Copy all the data exactly, except the pictures.

+ + +

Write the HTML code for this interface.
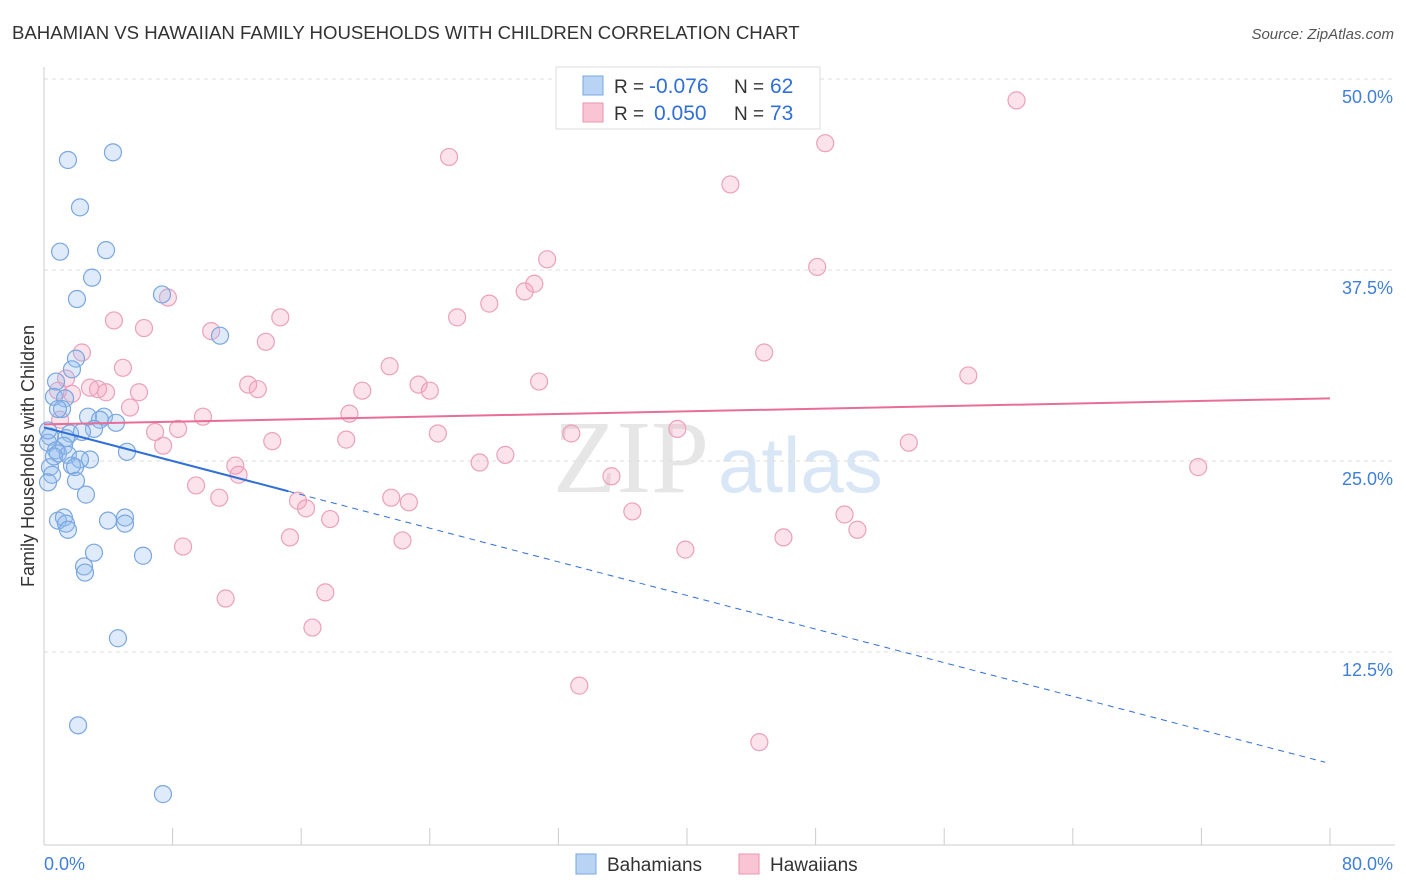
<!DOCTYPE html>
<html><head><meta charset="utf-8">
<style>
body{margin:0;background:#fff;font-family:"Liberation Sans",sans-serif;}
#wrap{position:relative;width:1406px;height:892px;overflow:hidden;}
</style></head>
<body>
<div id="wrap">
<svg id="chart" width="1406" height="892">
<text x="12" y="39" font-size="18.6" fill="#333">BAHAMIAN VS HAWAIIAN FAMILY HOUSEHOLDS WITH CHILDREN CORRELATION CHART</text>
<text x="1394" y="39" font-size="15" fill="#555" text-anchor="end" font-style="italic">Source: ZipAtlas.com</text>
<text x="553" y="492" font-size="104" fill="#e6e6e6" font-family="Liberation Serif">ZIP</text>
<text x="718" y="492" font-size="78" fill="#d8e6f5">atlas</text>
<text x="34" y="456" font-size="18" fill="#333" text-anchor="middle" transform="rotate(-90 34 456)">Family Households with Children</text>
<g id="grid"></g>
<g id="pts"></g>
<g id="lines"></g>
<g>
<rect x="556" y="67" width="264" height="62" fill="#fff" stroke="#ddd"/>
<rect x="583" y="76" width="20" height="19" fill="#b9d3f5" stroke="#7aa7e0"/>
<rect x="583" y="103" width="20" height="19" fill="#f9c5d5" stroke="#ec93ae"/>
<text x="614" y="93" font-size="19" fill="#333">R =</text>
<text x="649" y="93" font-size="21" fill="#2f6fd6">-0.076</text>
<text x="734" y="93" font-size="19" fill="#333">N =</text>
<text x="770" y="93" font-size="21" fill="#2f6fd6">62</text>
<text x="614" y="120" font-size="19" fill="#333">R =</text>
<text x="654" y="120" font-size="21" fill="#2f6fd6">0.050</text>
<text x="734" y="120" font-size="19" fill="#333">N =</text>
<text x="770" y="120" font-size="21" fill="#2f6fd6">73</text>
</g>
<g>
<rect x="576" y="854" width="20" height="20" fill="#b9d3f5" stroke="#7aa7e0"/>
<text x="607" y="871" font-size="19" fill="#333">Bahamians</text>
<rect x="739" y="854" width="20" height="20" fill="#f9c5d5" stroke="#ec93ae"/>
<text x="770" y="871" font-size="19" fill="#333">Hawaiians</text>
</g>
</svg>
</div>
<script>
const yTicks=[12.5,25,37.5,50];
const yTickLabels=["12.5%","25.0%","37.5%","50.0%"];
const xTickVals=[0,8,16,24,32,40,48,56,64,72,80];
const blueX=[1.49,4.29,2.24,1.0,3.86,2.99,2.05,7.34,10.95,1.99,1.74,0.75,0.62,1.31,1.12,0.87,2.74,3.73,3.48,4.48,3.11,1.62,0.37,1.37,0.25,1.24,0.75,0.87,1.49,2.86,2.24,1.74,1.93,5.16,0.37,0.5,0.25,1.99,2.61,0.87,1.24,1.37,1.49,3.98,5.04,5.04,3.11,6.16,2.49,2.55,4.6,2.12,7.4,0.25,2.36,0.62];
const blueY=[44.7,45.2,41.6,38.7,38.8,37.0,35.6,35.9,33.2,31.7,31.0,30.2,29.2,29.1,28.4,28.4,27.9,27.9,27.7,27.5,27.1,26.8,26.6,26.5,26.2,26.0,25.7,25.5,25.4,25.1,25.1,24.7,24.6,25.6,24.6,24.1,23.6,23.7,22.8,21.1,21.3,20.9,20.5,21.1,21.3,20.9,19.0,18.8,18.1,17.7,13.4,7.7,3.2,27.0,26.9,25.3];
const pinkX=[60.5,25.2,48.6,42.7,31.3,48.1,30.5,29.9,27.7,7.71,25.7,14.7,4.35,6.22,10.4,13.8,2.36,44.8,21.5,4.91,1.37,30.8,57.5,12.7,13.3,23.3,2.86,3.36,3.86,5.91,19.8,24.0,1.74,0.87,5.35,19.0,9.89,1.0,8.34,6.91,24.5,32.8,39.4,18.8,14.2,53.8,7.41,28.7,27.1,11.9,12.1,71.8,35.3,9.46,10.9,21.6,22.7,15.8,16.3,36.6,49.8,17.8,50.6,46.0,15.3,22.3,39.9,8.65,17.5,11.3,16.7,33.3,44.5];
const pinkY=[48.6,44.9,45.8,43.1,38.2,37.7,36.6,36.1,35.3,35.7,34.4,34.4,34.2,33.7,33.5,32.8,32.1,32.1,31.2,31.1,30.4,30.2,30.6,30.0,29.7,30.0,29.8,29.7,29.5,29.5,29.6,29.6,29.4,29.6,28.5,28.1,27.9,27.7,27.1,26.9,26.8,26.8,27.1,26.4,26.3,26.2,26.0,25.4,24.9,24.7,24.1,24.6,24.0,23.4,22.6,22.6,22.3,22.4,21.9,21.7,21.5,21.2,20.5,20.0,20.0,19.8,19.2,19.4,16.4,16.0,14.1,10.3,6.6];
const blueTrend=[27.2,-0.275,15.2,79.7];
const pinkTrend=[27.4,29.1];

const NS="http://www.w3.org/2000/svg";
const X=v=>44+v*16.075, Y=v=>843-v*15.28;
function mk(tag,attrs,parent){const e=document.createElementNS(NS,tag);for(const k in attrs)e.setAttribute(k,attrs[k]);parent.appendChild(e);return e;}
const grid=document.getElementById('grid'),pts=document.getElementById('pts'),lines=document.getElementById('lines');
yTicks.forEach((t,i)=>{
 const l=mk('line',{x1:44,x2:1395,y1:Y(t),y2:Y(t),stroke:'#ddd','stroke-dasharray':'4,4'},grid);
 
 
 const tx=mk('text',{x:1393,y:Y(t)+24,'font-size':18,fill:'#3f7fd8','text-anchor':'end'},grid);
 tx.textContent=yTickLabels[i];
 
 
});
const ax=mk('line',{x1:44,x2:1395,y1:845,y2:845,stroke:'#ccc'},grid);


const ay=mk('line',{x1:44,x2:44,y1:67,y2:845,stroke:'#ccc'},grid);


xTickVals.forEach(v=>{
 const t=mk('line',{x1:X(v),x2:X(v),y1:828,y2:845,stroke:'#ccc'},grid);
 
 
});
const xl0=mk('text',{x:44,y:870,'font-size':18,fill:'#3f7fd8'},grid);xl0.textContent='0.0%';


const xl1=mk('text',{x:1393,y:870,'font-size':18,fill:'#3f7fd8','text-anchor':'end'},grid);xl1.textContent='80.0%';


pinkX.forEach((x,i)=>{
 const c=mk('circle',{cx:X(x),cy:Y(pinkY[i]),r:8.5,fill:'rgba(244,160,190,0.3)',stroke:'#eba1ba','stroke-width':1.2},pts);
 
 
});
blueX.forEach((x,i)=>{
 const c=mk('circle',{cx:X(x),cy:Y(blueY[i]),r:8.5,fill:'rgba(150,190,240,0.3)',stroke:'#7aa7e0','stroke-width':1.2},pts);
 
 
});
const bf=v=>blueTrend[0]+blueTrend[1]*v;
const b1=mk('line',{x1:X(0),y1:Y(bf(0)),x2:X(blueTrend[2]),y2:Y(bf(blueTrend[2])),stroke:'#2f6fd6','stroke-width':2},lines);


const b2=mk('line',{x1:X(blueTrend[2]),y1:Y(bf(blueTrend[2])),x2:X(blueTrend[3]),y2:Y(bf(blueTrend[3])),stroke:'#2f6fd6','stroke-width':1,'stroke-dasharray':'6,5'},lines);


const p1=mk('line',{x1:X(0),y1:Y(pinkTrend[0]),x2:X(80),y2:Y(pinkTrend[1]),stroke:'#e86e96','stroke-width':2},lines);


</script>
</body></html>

+ + +

= Solution to this task =
Write the HTML code for this interface.
<!DOCTYPE html>
<html><head><meta charset="utf-8">
<style>
body{margin:0;background:#fff;font-family:"Liberation Sans",sans-serif;}
#wrap{position:relative;width:1406px;height:892px;overflow:hidden;}
</style></head>
<body>
<div id="wrap">
<svg id="chart" width="1406" height="892">
<text x="12" y="39" font-size="18.6" fill="#333">BAHAMIAN VS HAWAIIAN FAMILY HOUSEHOLDS WITH CHILDREN CORRELATION CHART</text>
<text x="1394" y="39" font-size="15" fill="#555" text-anchor="end" font-style="italic">Source: ZipAtlas.com</text>
<text x="553" y="492" font-size="104" fill="#e6e6e6" font-family="Liberation Serif">ZIP</text>
<text x="718" y="492" font-size="78" fill="#d8e6f5">atlas</text>
<text x="34" y="456" font-size="18" fill="#333" text-anchor="middle" transform="rotate(-90 34 456)">Family Households with Children</text>
<g id="grid"></g>
<g id="pts"></g>
<g id="lines"></g>
<g>
<rect x="556" y="67" width="264" height="62" fill="#fff" stroke="#ddd"/>
<rect x="583" y="76" width="20" height="19" fill="#b9d3f5" stroke="#7aa7e0"/>
<rect x="583" y="103" width="20" height="19" fill="#f9c5d5" stroke="#ec93ae"/>
<text x="614" y="93" font-size="19" fill="#333">R =</text>
<text x="649" y="93" font-size="21" fill="#2f6fd6">-0.076</text>
<text x="734" y="93" font-size="19" fill="#333">N =</text>
<text x="770" y="93" font-size="21" fill="#2f6fd6">62</text>
<text x="614" y="120" font-size="19" fill="#333">R =</text>
<text x="654" y="120" font-size="21" fill="#2f6fd6">0.050</text>
<text x="734" y="120" font-size="19" fill="#333">N =</text>
<text x="770" y="120" font-size="21" fill="#2f6fd6">73</text>
</g>
<g>
<rect x="576" y="854" width="20" height="20" fill="#b9d3f5" stroke="#7aa7e0"/>
<text x="607" y="871" font-size="19" fill="#333">Bahamians</text>
<rect x="739" y="854" width="20" height="20" fill="#f9c5d5" stroke="#ec93ae"/>
<text x="770" y="871" font-size="19" fill="#333">Hawaiians</text>
</g>
</svg>
</div>
<script>
const yTicks=[12.5,25,37.5,50];
const yTickLabels=["12.5%","25.0%","37.5%","50.0%"];
const xTickVals=[0,8,16,24,32,40,48,56,64,72,80];
const blueX=[1.49,4.29,2.24,1.0,3.86,2.99,2.05,7.34,10.95,1.99,1.74,0.75,0.62,1.31,1.12,0.87,2.74,3.73,3.48,4.48,3.11,1.62,0.37,1.37,0.25,1.24,0.75,0.87,1.49,2.86,2.24,1.74,1.93,5.16,0.37,0.5,0.25,1.99,2.61,0.87,1.24,1.37,1.49,3.98,5.04,5.04,3.11,6.16,2.49,2.55,4.6,2.12,7.4,0.25,2.36,0.62];
const blueY=[44.7,45.2,41.6,38.7,38.8,37.0,35.6,35.9,33.2,31.7,31.0,30.2,29.2,29.1,28.4,28.4,27.9,27.9,27.7,27.5,27.1,26.8,26.6,26.5,26.2,26.0,25.7,25.5,25.4,25.1,25.1,24.7,24.6,25.6,24.6,24.1,23.6,23.7,22.8,21.1,21.3,20.9,20.5,21.1,21.3,20.9,19.0,18.8,18.1,17.7,13.4,7.7,3.2,27.0,26.9,25.3];
const pinkX=[60.5,25.2,48.6,42.7,31.3,48.1,30.5,29.9,27.7,7.71,25.7,14.7,4.35,6.22,10.4,13.8,2.36,44.8,21.5,4.91,1.37,30.8,57.5,12.7,13.3,23.3,2.86,3.36,3.86,5.91,19.8,24.0,1.74,0.87,5.35,19.0,9.89,1.0,8.34,6.91,24.5,32.8,39.4,18.8,14.2,53.8,7.41,28.7,27.1,11.9,12.1,71.8,35.3,9.46,10.9,21.6,22.7,15.8,16.3,36.6,49.8,17.8,50.6,46.0,15.3,22.3,39.9,8.65,17.5,11.3,16.7,33.3,44.5];
const pinkY=[48.6,44.9,45.8,43.1,38.2,37.7,36.6,36.1,35.3,35.7,34.4,34.4,34.2,33.7,33.5,32.8,32.1,32.1,31.2,31.1,30.4,30.2,30.6,30.0,29.7,30.0,29.8,29.7,29.5,29.5,29.6,29.6,29.4,29.6,28.5,28.1,27.9,27.7,27.1,26.9,26.8,26.8,27.1,26.4,26.3,26.2,26.0,25.4,24.9,24.7,24.1,24.6,24.0,23.4,22.6,22.6,22.3,22.4,21.9,21.7,21.5,21.2,20.5,20.0,20.0,19.8,19.2,19.4,16.4,16.0,14.1,10.3,6.6];
const blueTrend=[27.2,-0.275,15.2,79.7];
const pinkTrend=[27.4,29.1];

const NS="http://www.w3.org/2000/svg";
const X=v=>44+v*16.075, Y=v=>843-v*15.28;
function mk(tag,attrs,parent){const e=document.createElementNS(NS,tag);for(const k in attrs)e.setAttribute(k,attrs[k]);parent.appendChild(e);return e;}
const grid=document.getElementById('grid'),pts=document.getElementById('pts'),lines=document.getElementById('lines');
yTicks.forEach((t,i)=>{
 const l=mk('line',{x1:44,x2:1395,y1:Y(t),y2:Y(t),stroke:'#ddd','stroke-dasharray':'4,4'},grid);
 
 
 const tx=mk('text',{x:1393,y:Y(t)+24,'font-size':18,fill:'#3f7fd8','text-anchor':'end'},grid);
 tx.textContent=yTickLabels[i];
 
 
});
const ax=mk('line',{x1:44,x2:1395,y1:845,y2:845,stroke:'#ccc'},grid);


const ay=mk('line',{x1:44,x2:44,y1:67,y2:845,stroke:'#ccc'},grid);


xTickVals.forEach(v=>{
 const t=mk('line',{x1:X(v),x2:X(v),y1:828,y2:845,stroke:'#ccc'},grid);
 
 
});
const xl0=mk('text',{x:44,y:870,'font-size':18,fill:'#3f7fd8'},grid);xl0.textContent='0.0%';


const xl1=mk('text',{x:1393,y:870,'font-size':18,fill:'#3f7fd8','text-anchor':'end'},grid);xl1.textContent='80.0%';


pinkX.forEach((x,i)=>{
 const c=mk('circle',{cx:X(x),cy:Y(pinkY[i]),r:8.5,fill:'rgba(244,160,190,0.3)',stroke:'#eba1ba','stroke-width':1.2},pts);
 
 
});
blueX.forEach((x,i)=>{
 const c=mk('circle',{cx:X(x),cy:Y(blueY[i]),r:8.5,fill:'rgba(150,190,240,0.3)',stroke:'#7aa7e0','stroke-width':1.2},pts);
 
 
});
const bf=v=>blueTrend[0]+blueTrend[1]*v;
const b1=mk('line',{x1:X(0),y1:Y(bf(0)),x2:X(blueTrend[2]),y2:Y(bf(blueTrend[2])),stroke:'#2f6fd6','stroke-width':2},lines);


const b2=mk('line',{x1:X(blueTrend[2]),y1:Y(bf(blueTrend[2])),x2:X(blueTrend[3]),y2:Y(bf(blueTrend[3])),stroke:'#2f6fd6','stroke-width':1,'stroke-dasharray':'6,5'},lines);


const p1=mk('line',{x1:X(0),y1:Y(pinkTrend[0]),x2:X(80),y2:Y(pinkTrend[1]),stroke:'#e86e96','stroke-width':2},lines);


</script>
</body></html>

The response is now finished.